Hydrogen Sulphide and It’s Dangers To Humans

Hydrogen Sulphide Dangers

Hydrogen Sulphide (H2S)is a flammable, colourless, toxic gas which has a distinctive odour of rotten eggs. It is usually formed from the bacterial breakdown of organic matter in the absence of oxygen (anaerobic digestion), often occurring in places such as sewers and swamps. It can also be found in volcanic gases, natural gases and some well water. Hydrogen Sulphide is corrosive and can leave some steels brittle, thus causing sulphide stress cracking.

Hydrogen is heavier than air so tend to accumulate at the bottom of poorly ventilated spaces. Although the smell is very noticeable at first it can soon deaden the sense of smell causing potential victims to be unaware of its presence until it is too late. Once Inhaled the hydrogen sulphide forms a complex bond with iron thus preventing oxygen form binding and stopping cellular respiration eventually resulting in death.

However we do have some hydrogen sulphide in the human body and so we have enzymes that detoxify it to the less harmful sulphate and so we can cope with small amounts. Once concentrations increase the body cannot cope with the breakdown and it starts to have a detrimental effect.

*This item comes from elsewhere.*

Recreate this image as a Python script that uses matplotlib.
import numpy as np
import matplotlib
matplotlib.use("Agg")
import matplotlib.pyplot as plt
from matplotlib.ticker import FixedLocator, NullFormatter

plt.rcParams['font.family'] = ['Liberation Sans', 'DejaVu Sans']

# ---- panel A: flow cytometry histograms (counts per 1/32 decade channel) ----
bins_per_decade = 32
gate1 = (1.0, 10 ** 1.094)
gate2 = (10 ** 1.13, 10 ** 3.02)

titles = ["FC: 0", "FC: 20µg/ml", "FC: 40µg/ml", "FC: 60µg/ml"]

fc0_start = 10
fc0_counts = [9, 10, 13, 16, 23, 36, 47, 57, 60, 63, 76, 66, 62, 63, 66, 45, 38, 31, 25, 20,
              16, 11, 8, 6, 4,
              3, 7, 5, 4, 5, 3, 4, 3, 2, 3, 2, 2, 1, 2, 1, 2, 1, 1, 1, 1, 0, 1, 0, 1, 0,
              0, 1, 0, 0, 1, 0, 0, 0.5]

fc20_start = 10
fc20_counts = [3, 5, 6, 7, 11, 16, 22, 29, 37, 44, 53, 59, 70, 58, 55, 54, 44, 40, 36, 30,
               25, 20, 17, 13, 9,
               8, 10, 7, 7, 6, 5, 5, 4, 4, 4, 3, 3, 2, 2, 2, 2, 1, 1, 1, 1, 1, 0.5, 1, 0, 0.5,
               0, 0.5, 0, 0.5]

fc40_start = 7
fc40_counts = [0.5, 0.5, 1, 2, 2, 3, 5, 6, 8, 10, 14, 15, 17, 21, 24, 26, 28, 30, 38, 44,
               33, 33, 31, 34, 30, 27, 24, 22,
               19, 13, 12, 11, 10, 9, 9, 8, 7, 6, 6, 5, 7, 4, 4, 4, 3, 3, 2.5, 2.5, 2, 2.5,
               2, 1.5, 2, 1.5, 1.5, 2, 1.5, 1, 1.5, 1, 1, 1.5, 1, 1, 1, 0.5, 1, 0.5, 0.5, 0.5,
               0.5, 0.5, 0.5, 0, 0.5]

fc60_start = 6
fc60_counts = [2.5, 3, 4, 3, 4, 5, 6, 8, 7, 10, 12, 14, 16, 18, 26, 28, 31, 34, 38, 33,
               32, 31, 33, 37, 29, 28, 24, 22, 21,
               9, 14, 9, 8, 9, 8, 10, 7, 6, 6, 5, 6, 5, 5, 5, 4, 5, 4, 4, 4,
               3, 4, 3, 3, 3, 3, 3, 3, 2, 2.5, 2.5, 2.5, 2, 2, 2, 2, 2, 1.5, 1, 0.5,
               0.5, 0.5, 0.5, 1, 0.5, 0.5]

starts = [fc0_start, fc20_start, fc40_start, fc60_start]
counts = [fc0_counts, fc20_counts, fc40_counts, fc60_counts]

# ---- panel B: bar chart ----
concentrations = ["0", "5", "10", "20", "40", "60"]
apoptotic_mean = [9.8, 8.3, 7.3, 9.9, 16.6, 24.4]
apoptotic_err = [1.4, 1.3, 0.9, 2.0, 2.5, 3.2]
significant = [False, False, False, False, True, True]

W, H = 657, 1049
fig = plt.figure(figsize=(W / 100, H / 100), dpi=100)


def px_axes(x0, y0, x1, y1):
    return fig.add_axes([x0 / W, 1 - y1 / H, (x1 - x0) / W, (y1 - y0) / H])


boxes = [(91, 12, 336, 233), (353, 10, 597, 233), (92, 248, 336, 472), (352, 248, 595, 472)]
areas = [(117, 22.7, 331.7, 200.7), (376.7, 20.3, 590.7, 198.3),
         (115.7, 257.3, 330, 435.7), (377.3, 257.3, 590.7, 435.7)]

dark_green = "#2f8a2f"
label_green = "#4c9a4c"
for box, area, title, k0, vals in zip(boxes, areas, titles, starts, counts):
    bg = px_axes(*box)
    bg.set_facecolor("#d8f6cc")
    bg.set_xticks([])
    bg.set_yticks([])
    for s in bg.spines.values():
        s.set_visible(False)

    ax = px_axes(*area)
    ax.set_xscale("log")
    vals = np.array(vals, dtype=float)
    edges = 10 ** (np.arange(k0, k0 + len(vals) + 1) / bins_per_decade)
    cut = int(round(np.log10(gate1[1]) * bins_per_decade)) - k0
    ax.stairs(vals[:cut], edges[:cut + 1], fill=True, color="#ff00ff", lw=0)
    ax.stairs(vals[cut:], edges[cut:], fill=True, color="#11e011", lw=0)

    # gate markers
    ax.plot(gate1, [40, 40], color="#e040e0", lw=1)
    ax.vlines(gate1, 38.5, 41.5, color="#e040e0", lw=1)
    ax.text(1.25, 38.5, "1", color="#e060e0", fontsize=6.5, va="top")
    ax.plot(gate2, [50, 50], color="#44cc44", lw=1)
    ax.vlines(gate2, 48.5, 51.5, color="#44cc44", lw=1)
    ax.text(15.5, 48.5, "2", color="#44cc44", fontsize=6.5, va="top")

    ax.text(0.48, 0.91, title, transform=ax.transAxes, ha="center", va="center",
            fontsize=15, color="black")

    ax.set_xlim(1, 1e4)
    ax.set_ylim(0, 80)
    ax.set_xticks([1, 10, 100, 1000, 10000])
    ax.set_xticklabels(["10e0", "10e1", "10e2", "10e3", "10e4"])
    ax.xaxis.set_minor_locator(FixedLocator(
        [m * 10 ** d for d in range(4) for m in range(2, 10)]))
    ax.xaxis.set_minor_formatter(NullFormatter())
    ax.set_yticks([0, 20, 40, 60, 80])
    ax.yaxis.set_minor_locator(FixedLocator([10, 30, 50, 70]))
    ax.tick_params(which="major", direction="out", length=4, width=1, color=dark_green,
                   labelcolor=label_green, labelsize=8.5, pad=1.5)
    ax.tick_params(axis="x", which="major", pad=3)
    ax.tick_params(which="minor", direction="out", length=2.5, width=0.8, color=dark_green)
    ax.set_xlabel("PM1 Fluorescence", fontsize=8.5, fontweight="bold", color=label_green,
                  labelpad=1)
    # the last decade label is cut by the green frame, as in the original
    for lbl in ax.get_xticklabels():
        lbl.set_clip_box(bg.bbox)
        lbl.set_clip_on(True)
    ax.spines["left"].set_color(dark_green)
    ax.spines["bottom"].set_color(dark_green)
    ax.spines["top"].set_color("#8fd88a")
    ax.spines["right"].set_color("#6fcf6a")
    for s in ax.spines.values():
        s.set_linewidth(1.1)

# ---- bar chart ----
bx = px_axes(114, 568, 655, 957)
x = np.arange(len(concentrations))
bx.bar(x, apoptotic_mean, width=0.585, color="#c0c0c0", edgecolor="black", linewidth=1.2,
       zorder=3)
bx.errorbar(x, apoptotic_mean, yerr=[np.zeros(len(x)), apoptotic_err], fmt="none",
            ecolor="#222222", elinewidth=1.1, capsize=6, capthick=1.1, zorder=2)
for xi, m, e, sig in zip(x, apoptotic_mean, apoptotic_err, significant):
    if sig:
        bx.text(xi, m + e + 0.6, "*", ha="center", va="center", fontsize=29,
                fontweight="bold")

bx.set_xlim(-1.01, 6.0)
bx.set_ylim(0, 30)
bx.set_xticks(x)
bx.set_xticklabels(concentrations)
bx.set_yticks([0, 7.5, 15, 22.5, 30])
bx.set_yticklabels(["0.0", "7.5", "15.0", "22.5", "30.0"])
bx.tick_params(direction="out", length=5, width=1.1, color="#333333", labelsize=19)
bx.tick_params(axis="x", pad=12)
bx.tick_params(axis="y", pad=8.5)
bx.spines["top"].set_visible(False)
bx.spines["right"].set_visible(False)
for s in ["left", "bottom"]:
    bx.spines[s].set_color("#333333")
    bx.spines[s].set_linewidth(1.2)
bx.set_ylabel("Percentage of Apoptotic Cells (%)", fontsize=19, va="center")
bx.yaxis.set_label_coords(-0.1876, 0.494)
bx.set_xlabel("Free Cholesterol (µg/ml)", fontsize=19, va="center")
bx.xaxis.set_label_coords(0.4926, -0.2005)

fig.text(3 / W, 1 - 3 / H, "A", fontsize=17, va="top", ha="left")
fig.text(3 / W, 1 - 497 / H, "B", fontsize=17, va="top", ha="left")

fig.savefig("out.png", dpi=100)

Symptoms to small concentrations include eye irritation, a sore throat and cough, nausea, shortness of breath and fluid in the lungs. The threshold where the body is no longer able to cope with H2S is believed to be around 300 — 350 ppm but gas detection meters will go into alarm at as little as 5 to 10 ppm and go into high alarm at 15ppm as the first symptoms such as eye irritation can occur as low as 10ppm. A concentration of 800ppm can cause death within 5 minutes.